His pet aversion was “Old Ironsides,” and it befell one day that he was to speak this very piece. As he approached the platform, he saw red; the class was invisible, no bashfulness now; teacher even, scarcely visible. His mind was made up; he mounted the platform, faced about; and in instant desperate acrimony, he shrieked: “Ay, tear her tattered ensign down!!!!!!” The class roared; teacher stopped him at once; sent him to his seat. She left the room. Louis boiled in his seat. In the hubbub he heard: “Now yer going to get it.” “Serves yer right.” “Yer made a fool of teacher.” “Serves yer right.” “Fatty’ll fix yer.” The teacher, Miss Blank, returning, stilled the storm, and said calmly: “Louis Sullivan, you are wanted in Mr. Wheelock’s office.” Mr. Wheelock, head master⁠—called “Fatty” for short⁠—was round, of middle height, kindly, with something of the cherub in his face. He wore a blond beard, had rather high color, merry blue eyes, a full forehead, sparsely covered with hair. He appeared not over thirty-five, had served in the army, and was judicial, considerate and human in his dealings.

As Louis entered he saw, not this Mr. Wheelock, but a Mr. Wheelock, gray of face, sinister of eye, holding in his left hand a long rattan. “Miss Blank tells me you have grossly insulted her before the class. What have you to say for yourself?”

Louis was fearless and aggressive by nature. He had crossed his Rubicon. He made a manly apology, wholly sincere as regarded Miss Blank. This cleared the ground but not the issue. He saw the rattan, and with steady eye and nerve he quickly wove about it his plan of action. The rod should never touch him; it was to be a battle of wits. He boldly made his opening with the statement that he regarded the poem as bunkum. Mr. Wheelock sneered. He then went on to take the poem to pieces, line by line, stanza by stanza. Mr. Wheelock looked puzzled; he eyed Louis quizzically. He edged about in his chair. Louis went on, more and more drastically.

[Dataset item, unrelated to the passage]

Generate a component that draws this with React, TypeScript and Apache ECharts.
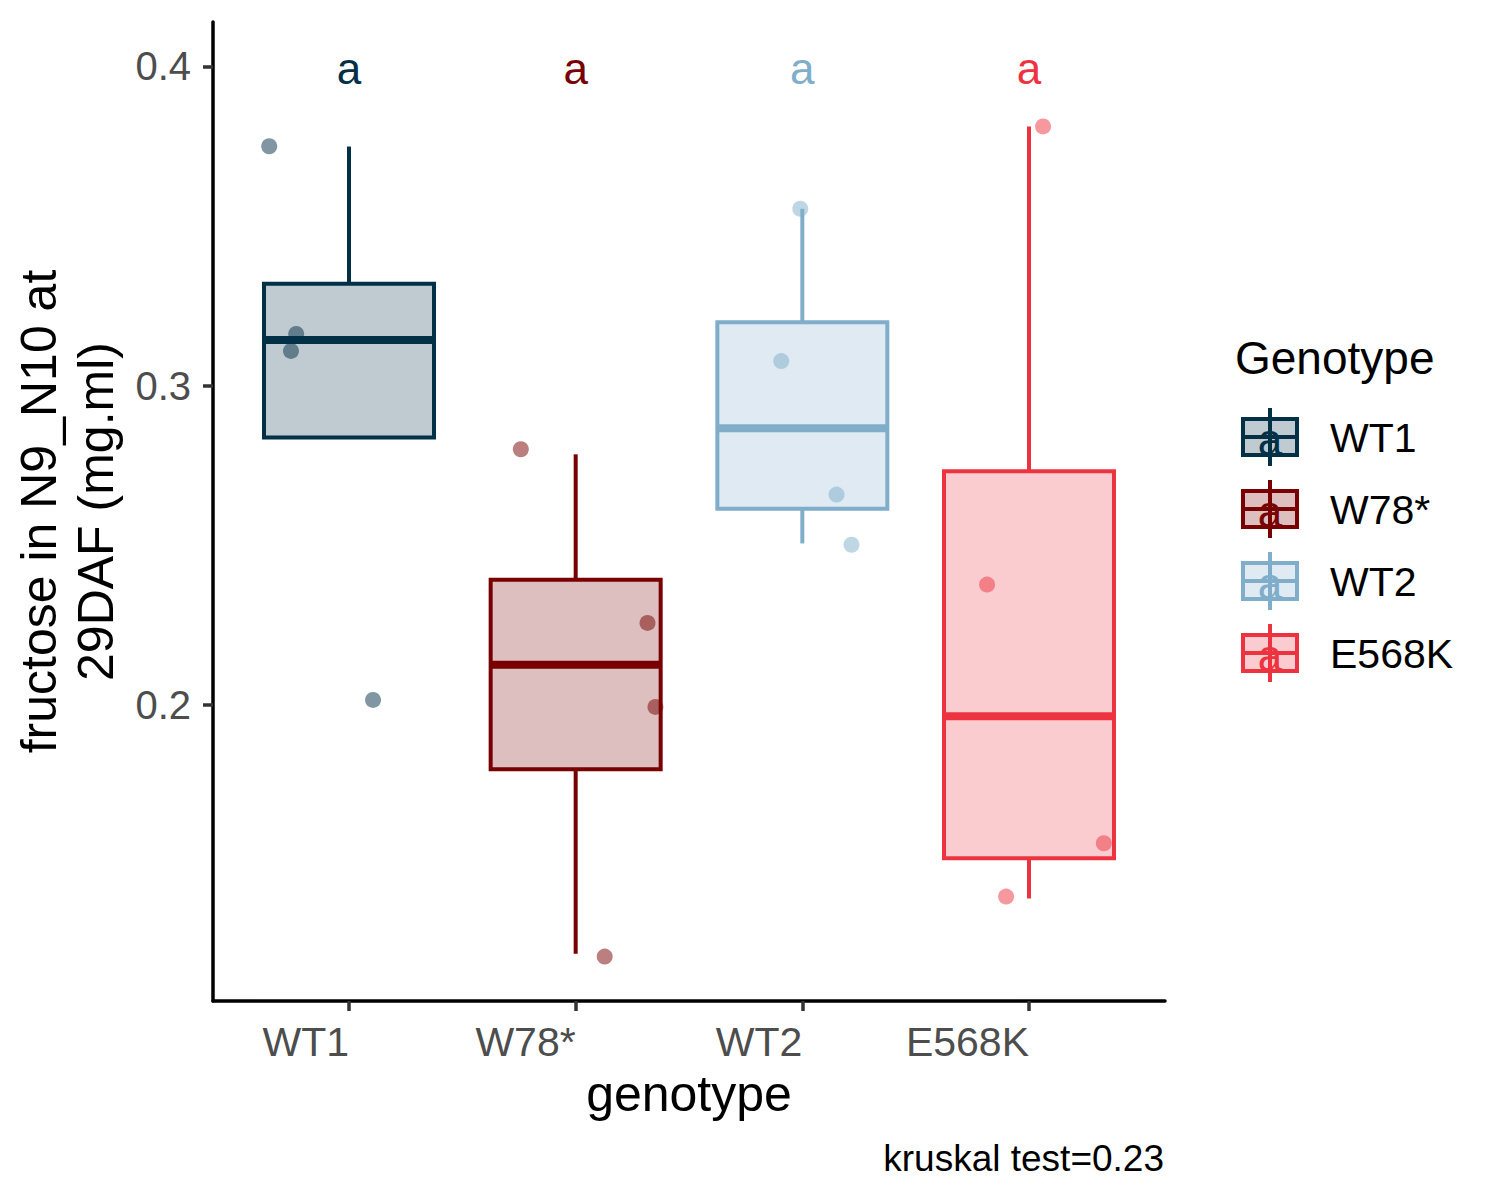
import { useEffect, useRef } from "react";
import * as echarts from "echarts";

const genotypes = ["WT1", "W78*", "WT2", "E568K"];
const colors = ["#023047", "#780000", "#7FADCA", "#EE3340"];

// box statistics
const whiskerLow = [0.2838, 0.1221, 0.2506, 0.1394];
const hingeLow = [0.2838, 0.1799, 0.2615, 0.152];
const medians = [0.3143, 0.2126, 0.2867, 0.1965];
const hingeHigh = [0.3319, 0.2392, 0.3199, 0.2732];
const whiskerHigh = [0.3749, 0.2785, 0.3554, 0.3812];

// jittered raw points (value + horizontal offset from the category)
const pointValues = [
    [0.375, 0.3162, 0.3109, 0.2016],
    [0.2801, 0.2257, 0.1994, 0.1212],
    [0.3554, 0.3077, 0.2659, 0.2502],
    [0.3812, 0.2377, 0.1567, 0.14],
];
const pointJitter = [
    [-0.352, -0.233, -0.256, 0.106],
    [-0.242, 0.317, 0.352, 0.128],
    [-0.009, -0.093, 0.151, 0.217],
    [0.062, -0.185, 0.33, -0.101],
];

const groupLetters = ["a", "a", "a", "a"];
const letterY = 0.4;
const yTicks = [0.2, 0.3, 0.4];
const xTicks = [1, 2, 3, 4];
const kruskalText = "kruskal test=0.23";

const FONT = "'Liberation Sans', Arial, Helvetica, sans-serif";

const withAlpha = (hex: string, a: number) => {
    const n = parseInt(hex.slice(1), 16);
    return `rgba(${(n >> 16) & 255}, ${(n >> 8) & 255}, ${n & 255}, ${a})`;
};

const App = () => {
    const chartRef = useRef<HTMLDivElement>(null);

    useEffect(() => {
        if (!chartRef.current) return;

        const chart = echarts.init(chartRef.current, undefined, { renderer: "svg" });

        const boxData = genotypes.map((_, i) => [
            i + 1,
            whiskerLow[i],
            hingeLow[i],
            medians[i],
            hingeHigh[i],
            whiskerHigh[i],
        ]);

        // legend drawn by hand: ggplot style boxplot keys with the letter on top
        const legendItems: any[] = [];
        genotypes.forEach((g, i) => {
            const cx = 1270;
            const cy = 437 + i * 72;
            const c = colors[i];
            legendItems.push(
                {
                    type: "line",
                    shape: { x1: cx, y1: cy - 29, x2: cx, y2: cy + 29 },
                    style: { stroke: c, lineWidth: 4 },
                },
                {
                    type: "rect",
                    shape: { x: cx - 27, y: cy - 18, width: 54, height: 36 },
                    style: { fill: withAlpha(c, 0.25), stroke: c, lineWidth: 4 },
                },
                {
                    type: "line",
                    shape: { x1: cx - 27, y1: cy, x2: cx + 27, y2: cy },
                    style: { stroke: c, lineWidth: 4 },
                },
                {
                    type: "text",
                    x: cx,
                    y: cy + 2,
                    style: {
                        text: groupLetters[i],
                        fill: c,
                        fontSize: 44,
                        fontFamily: FONT,
                        align: "center",
                        verticalAlign: "middle",
                    },
                },
                {
                    type: "text",
                    x: 1330,
                    y: cy + 1,
                    style: {
                        text: g,
                        fill: "#000000",
                        fontSize: 41,
                        fontFamily: FONT,
                        align: "left",
                        verticalAlign: "middle",
                    },
                }
            );
        });

        chart.setOption({
            animation: false,
            backgroundColor: "#ffffff",
            textStyle: { fontFamily: FONT },
            grid: { left: 213, right: 335, top: 22, bottom: 199, containLabel: false },
            xAxis: {
                type: "value",
                min: 0.4,
                max: 4.6,
                name: "genotype",
                nameLocation: "middle",
                nameGap: 68,
                nameTextStyle: { fontSize: 50, color: "#000000", fontFamily: FONT },
                splitLine: { show: false },
                axisLine: { show: true, onZero: false, lineStyle: { color: "#000000", width: 3.5 } },
                axisTick: {
                    show: true,
                    length: 10,
                    customValues: xTicks,
                    lineStyle: { color: "#333333", width: 3.5 },
                },
                axisLabel: {
                    customValues: xTicks,
                    formatter: (v: number) => genotypes[Math.round(v) - 1] ?? "",
                    align: "right",
                    fontSize: 41,
                    color: "#4D4D4D",
                    margin: 20,
                    fontFamily: FONT,
                },
            },
            yAxis: {
                type: "value",
                min: 0.1073,
                max: 0.4139,
                name: "fructose in N9_N10 at\n29DAF (mg.ml)",
                nameLocation: "middle",
                nameRotate: 90,
                nameGap: 84,
                nameTextStyle: {
                    fontSize: 50,
                    lineHeight: 57,
                    color: "#000000",
                    fontFamily: FONT,
                    align: "center",
                },
                splitLine: { show: false },
                axisLine: { show: true, onZero: false, lineStyle: { color: "#000000", width: 3.5 } },
                axisTick: {
                    show: true,
                    length: 10,
                    customValues: yTicks,
                    lineStyle: { color: "#333333", width: 3.5 },
                },
                axisLabel: {
                    customValues: yTicks,
                    formatter: (v: number) => v.toFixed(1),
                    fontSize: 40,
                    color: "#4D4D4D",
                    margin: 22,
                    fontFamily: FONT,
                },
            },
            series: [
                {
                    type: "custom",
                    name: "box",
                    data: boxData,
                    encode: { x: 0, y: [1, 2, 3, 4, 5] },
                    z: 2,
                    renderItem: (params: any, api: any) => {
                        const i = params.dataIndex;
                        const c = colors[i];
                        const x = api.value(0);
                        const lo = api.coord([x, api.value(1)]);
                        const q1 = api.coord([x, api.value(2)]);
                        const med = api.coord([x, api.value(3)]);
                        const q3 = api.coord([x, api.value(4)]);
                        const hi = api.coord([x, api.value(5)]);
                        const half = api.size([0.75, 0])[0] / 2;
                        const cx = med[0];
                        const children: any[] = [];
                        if (hi[1] < q3[1]) {
                            children.push({
                                type: "line",
                                shape: { x1: cx, y1: hi[1], x2: cx, y2: q3[1] },
                                style: { stroke: c, lineWidth: 4 },
                            });
                        }
                        if (lo[1] > q1[1]) {
                            children.push({
                                type: "line",
                                shape: { x1: cx, y1: q1[1], x2: cx, y2: lo[1] },
                                style: { stroke: c, lineWidth: 4 },
                            });
                        }
                        children.push({
                            type: "rect",
                            shape: { x: cx - half, y: q3[1], width: half * 2, height: q1[1] - q3[1] },
                            style: { fill: withAlpha(c, 0.25), stroke: c, lineWidth: 4 },
                        });
                        children.push({
                            type: "line",
                            shape: { x1: cx - half, y1: med[1], x2: cx + half, y2: med[1] },
                            style: { stroke: c, lineWidth: 8 },
                        });
                        return { type: "group", children };
                    },
                },
                ...genotypes.map((g, i) => ({
                    type: "scatter",
                    name: g,
                    symbolSize: 16,
                    z: 3,
                    itemStyle: { color: colors[i], opacity: 0.5 },
                    data: pointValues[i].map((v, j) => [i + 1 + pointJitter[i][j], v]),
                })),
                {
                    type: "custom",
                    name: "letters",
                    data: genotypes.map((_, i) => [i + 1, letterY]),
                    encode: { x: 0, y: 1 },
                    z: 4,
                    renderItem: (params: any, api: any) => {
                        const p = api.coord([api.value(0), api.value(1)]);
                        return {
                            type: "text",
                            x: p[0],
                            y: p[1] + 2,
                            style: {
                                text: groupLetters[params.dataIndex],
                                fill: colors[params.dataIndex],
                                fontSize: 44,
                                fontFamily: FONT,
                                align: "center",
                                verticalAlign: "middle",
                            },
                        };
                    },
                },
            ],
            graphic: [
                {
                    type: "text",
                    x: 1235,
                    y: 358,
                    style: {
                        text: "Genotype",
                        fill: "#000000",
                        fontSize: 46,
                        fontFamily: FONT,
                        align: "left",
                        verticalAlign: "middle",
                    },
                },
                ...legendItems,
                {
                    type: "text",
                    x: 1164,
                    y: 1158,
                    style: {
                        text: kruskalText,
                        fill: "#000000",
                        fontSize: 37,
                        fontFamily: FONT,
                        align: "right",
                        verticalAlign: "middle",
                    },
                },
            ],
        });

        const handleResize = () => chart.resize();
        window.addEventListener("resize", handleResize);

        return () => {
            chart.dispose();
            window.removeEventListener("resize", handleResize);
        };
    }, []);

    return (
        <div
            ref={chartRef}
            style={{
                position: "absolute",
                left: 0,
                top: 0,
                width: "1500px",
                height: "1200px",
            }}
        />
    );
};

export default App;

Mr. Wheelock’s eyes began to twinkle, calm returned to his face, he dropped the rod. He laughed heartily: “Where in the world did you dig that up?” Then Louis let go, he waxed eloquent, he spread out his views⁠—so long suppressed; he pleaded for the open, for honesty of thought for the lifting of a veil that hid things, for freedom of thought, for the right of interpretation, for freedom of utterance. He passionately unbosomed his longings. The head master, now sitting chin in hand, looked steadily at Louis, with grave, sad face. As Louis ceased, the master remained silent for a moment, then pulled himself together, relaxed, chuckled, and patting Louis on the shoulder said: “That was a pretty fine stump-speech, young man. When you got through with Holmes, you left his poem as tattered as his ensign. As for the rest: Irish accounts for that. I’m glad we had it out though. I might have thrashed you in anger. Go back to your class now, and hereafter be considerate of a woman’s feelings.” Louis returned to his room; before all the class he made full amends. Then, in his seat, he set to with a book. His plunge into grammar had not been in vain.

Thus Louis worked on and on, all by himself, as it were, digging into the solid vein of knowledge as a solitary miner digs; washing the alluvial sands of knowledge as a miner sifts⁠—a young prospector grub-staked by an absentee provider now settled on the shores of a vast Lake far in the West.

Living again with his grandparents Louis felt at home once more. He had respites from the city bareness and baldness. He studied in the evenings, in the sitting room, unmindful of the family doings. He lost interest in playmates; waved aside all little girls as nuisances and inferior creatures⁠—they became nonexistent. He rose early, at all seasons and in all weathers, before the family were awake, walked the mile to the depot, took the train to Boston, walked a mile to breakfast and another mile to school. Many a night he was awakened by the rattling sash, and listened to the sharp wind moaning, groaning, shrieking, whistling through the crevices with many a siren rise and fall, from the depths of sorrow to the heights of madness, from double forte to piannissimo as this weird orchestra of the countryside lulled him again to sleep. And many a morning, in pitch darkness, he lit his little lamp, broke the skin of ice at the pitcher’s top, washed in arctic waters, donned his clothing, neatly folded over a chair as Grandmamma had taught him⁠—his stockings even, carefully turned in for orderliness, then left the house still in darkness and silence, to break his way, it may be, through fresh-fallen snow, knee-deep on the level, and as yet without a trail, his woolen cap drawn down, his woolen mittens well on, his books bound with a leather strap, held snug under the arm of his pea-jacket as the dim light at the depot shone nearer, and a distant double-toot announced the oncoming train, and the blinding headlight that shortly roared into view as he stood, waiting, on the platform.

Yet this was not heroism, but routine. It was an accepted part of the day’s doings, accepted without a murmur of other thought in days long since gone by.

Thus Louis worked, in gluttonous introspection, as one with a fixed idea, an unalterable purpose, whose goal lay beyond the rim of his horizon, and beyond the narrow confines of the casual and sterile thought of the day. Hence Louis was bound to be graduated with honors, as he was, the following June of 1870. There and then he received in pride, as a scholar, his first and last diploma. Never thereafter did he regard life with the gravity, the seriousness and the futility of a cloistered monk. That summer, he spent part of vacation time on the farm, and part of it within the primeval forest of Brown’s Track in the northern part of the State of New York. On his return to Boston in September, he passed the examinations, and at the age of fourteen entered the English High School, in Bedford Street⁠—there to expand.